Let's establish the baseline context here because it matters immensely when evaluating whether a draft class succeeds or fails. The Rams have picked in the first round three times since 2019, and they have exactly one productive starter to show for it. One. Matthew Stafford was a trade acquisition, not a first-round success. The defensive line picks that were supposed to anchor their defense for a decade either busted outright or proved incapable of justifying the early selection investment. When you cannot hit on first-round picks at the basic level of competency, your draft class ranking becomes less about finding sleepers and more about not embarrassing yourself while you rebuild.
The Rams' approach to this draft reveals an organization trying to find shortcuts where none exist. They selected players at positions of acute need because they had no choice, not because they had identified game-changing talent. There is a difference between drafting at a position of necessity and drafting because you have identified an exceptional player who happens to play that position. Too many of the Rams' selections fall into the former category. They grabbed help where they bled, but they did not necessarily identify the best available talent or even the best value in rounds where they were operating. That is a fundamental distinction when assessing draft competency.
Consider the macro picture here. The Rams committed massive resources to winning a Super Bowl now, achieved that goal once, and then continued to act like they were one free agent signing away from a dynasty. They were not. Instead of pivoting to rebuilding when it became clear that the window was closing, they kept swinging for the fences. Jalen Ramsey, Matthew Stafford, Sean McVay extensions, Aaron Donald extension, and Cooper Kupp restructures piled on top of each other until the salary cap situation became genuinely problematic. Now they are drafting in a constrained financial environment where they cannot afford to be wrong about young players because they cannot easily make mid-career adjustments.
The Rams' 2026 draft class is competent in the way that a team forced to rebuild can be competent. The scouts did not embarrass themselves. They found players who project to play in the league and who might contribute meaningfully if everything breaks right. But there is no star power here. There is no transcendent talent that was available and that the Rams had the conviction to select despite positional need. This class will be judged by whether it produces functional NFL starters, not whether it produces impact players who change the trajectory of the franchise. That bar is lower, and the Rams are setting themselves up to miss it anyway.
What is particularly frustrating about the Rams' positioning is that they have the infrastructure in place to succeed. Sean McVay is still the head coach. The coaching staff is competent. The organization understands how to evaluate talent on some basic level. But they are hamstrung by their own decisions, and a draft class that is average at best cannot fix that problem. You cannot draft your way out of salary cap hell when you have already spent your draft capital trying to win now.

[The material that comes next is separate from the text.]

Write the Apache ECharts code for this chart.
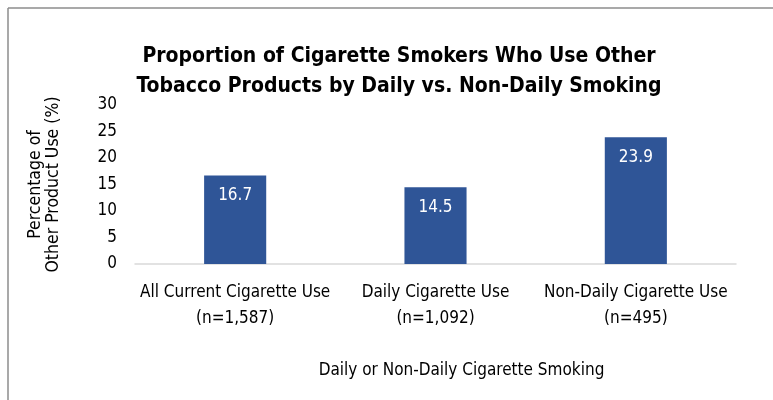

The Rams are experiencing the logical conclusion of a strategy that made sense in 2018 and 2019 but became increasingly indefensible with each passing year.
The most frustrating aspect of this entire situation is that the Rams had clarity about what needed to happen at various points, and they consistently chose a different path. When it became apparent that Jalen Ramsey's contract was becoming problematic, they kept him. When injuries to key defensive line contributors suggested that the defensive foundation was cracking, they did not pivot to rebuilding. When Matthew Stafford's contract became expensive relative to his performance, they restructured it instead of making hard decisions. These are organizational choices, and they create draft classes like this one: competent but uninspired, necessary but insufficient, functional but not transformational.
The Rams are now in a position where they need their draft class to outperform expectations just to remain competitive in a mediocre NFC West. That is a terrible place to be. The Chiefs, by contrast, drafted players who can contribute immediately while also building for long term flexibility. The difference is not dramatic coaching or some magical scouting insight. The difference is organizational discipline and strategic clarity. The Rams lost both of those things somewhere around 2020 when they should have been planning to pivot toward a rebuild window.
Looking at this class on its own merits, the Rams selected players who fill holes. Some of them might work out. Some might not. A few might become solid starters. None of them are likely to become franchise cornerstone pieces. That is not necessarily an indictment of the Rams' scouting department as much as it is a reflection of the constrained circumstances in which they are operating. When you cannot afford to swing for the fences and you do not have premium draft capital to work with, your draft class becomes a series of calculated bets rather than a strategic blueprint.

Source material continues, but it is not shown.